For instance: I might have to sit down and play the film on mute one of these days, because the succession of imagery captured by DP Robert Elswit is just stunning. For my money, no film this year has made better use of color and lighting; the sun-kissed oranges and deep, rich blues used to illustrate Doc’s world are eye candy of the highest order, and every composition is a feast of location- and period-specific detail. Weathered and lived in, this is one of the most exquisitely mounted productions of the year (only Wes Anderson’s The Grand Budapest Hotel could top it for Design and Art Direction), like stepping into a time machine and winding up on the beaches of LA 44 years ago. Elswit’s grainy, intensely filmic photography is a perfect match for the material, and it amazes me that the same cinematographer could shoot this and Nightcrawler in the same year, two of the best cinematic portraits of Los Angeles the medium has ever received. Composer Jonny Greenwood, in his third collaboration with Anderson, also hits it out of the park, delivering a dense and idiosyncratic score that is a lovely enigma in its own right, evolving into a totally different presence every time it appears.

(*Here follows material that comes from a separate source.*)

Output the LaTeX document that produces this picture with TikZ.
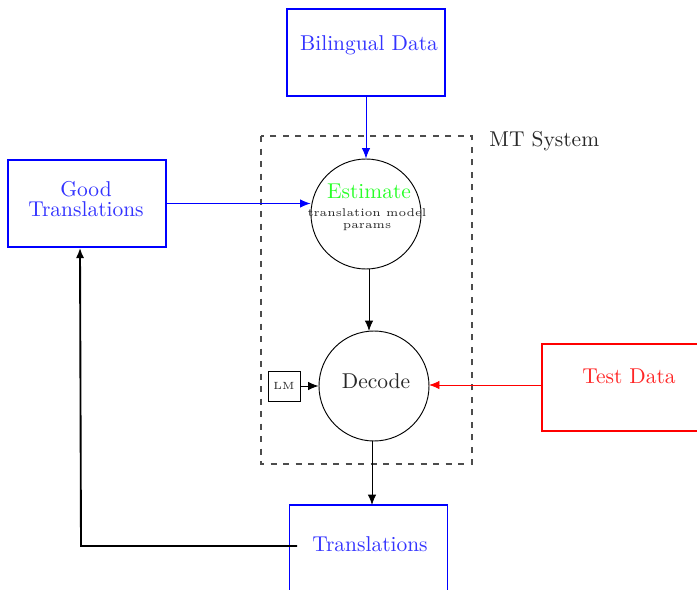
\documentclass[tikz,border=0pt]{standalone}
\usetikzlibrary{arrows.meta}
\definecolor{txtblue}{RGB}{51,51,255}
\definecolor{txtgray}{RGB}{40,40,40}
\definecolor{txtgreen}{RGB}{40,255,40}
\begin{document}
\begin{tikzpicture}[x=0.48pt,y=-0.48pt,
  every node/.style={font=\fontsize{10.3}{12}\selectfont},
  box/.style={draw=#1,line width=0.75pt,minimum width=158*0.48pt,minimum height=87*0.48pt,inner sep=0pt},
  circ/.style={draw=black,circle,line width=0.45pt,minimum size=110*0.48pt,inner sep=0pt},
  arr/.style={-{Latex[length=5pt,width=4pt]},line width=0.4pt}]
\useasboundingbox (0,0) rectangle (697,590);
\clip (0,0) rectangle (697,590);
% boxes
\node[box=blue] (BD) at (366,52.5) {};
\node[text=txtblue] at (369,45) {Bilingual Data};
\node[box=blue] (GT) at (87,203.5) {};
\node[text=txtblue,align=center] at (86,199) {Good\\[-2pt]Translations};
\node[box=red] (TD) at (621,387.5) {};
\node[text=red!85] at (629,376) {Test Data};
\node[box=blue,minimum height=100*0.48pt] (TR) at (368.5,555) {};
\node[text=txtblue] at (370,544) {Translations};
% MT system
\draw[dashed,draw=black!70,line width=0.5pt] (261,136) rectangle (472,464);
\node[text=txtgray,anchor=west] (MT) at (482,141) {MT System};
% circles
\node[circ] (E) at (366,214) {};
\node[text=txtgreen,inner sep=0pt] at (369,191) {Estimate};
\node[text=txtgray,align=center,inner sep=0pt,font=\fontsize{5.4}{5.6}\selectfont] at (367,220) {translation model\\params};
\node[circ] (D) at (374,386) {};
\node[text=txtgray] at (376,381) {Decode};
\node[draw=black,line width=0.4pt,minimum width=32*0.48pt,minimum height=30*0.48pt,inner sep=0pt,font=\fontsize{5}{6}\selectfont,text=txtgray] (LM) at (284,386) {LM};
% connectors
\draw[arr,blue] (BD.south) -- (E.north);
\draw[arr,blue] (GT.east) -- (GT.east -| E.west);
\draw[arr,black] (E.south -| 369,0) -- (369,331);
\draw[arr,black] (LM.east) -- (LM.east -| D.west);
\draw[arr,red] (TD.west |- 0,385) -- (429,385);
\draw[arr,black] (D.south -| 372,0) -- (372,505);
\coordinate (c1) at (297,546);
\draw[arr,line width=0.9pt] (c1) -- (81,546) -- (GT.south -| 80,0);
\end{tikzpicture}
\end{document}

Here’s one way I know I truly like a film – when I get to the end of a review, and find myself smiling, so happy to be talking about it, excited to jump back into the film’s world as soon as possible. If a film can stand up to that kind of scrutiny and only seem all the more impressive, it’s a winner, and writing about Inherent Vice only convinces me of its worth further. I feel like this film is going to be a classic, a work I and, I assume, many others shall happily revisit and reevaluate for many years to come. As much as any other film I’ve seen this year, Inherent Vice has staying power; that it boasts as many cinematic riches in a single frame as some perfectly decent films do in an entire run-time may push it near the top of this year’s pack.
Inherent Vice opens in New York and Los Angeles this Friday, December 12th, expanding over the following weeks before opening wide on January 9th.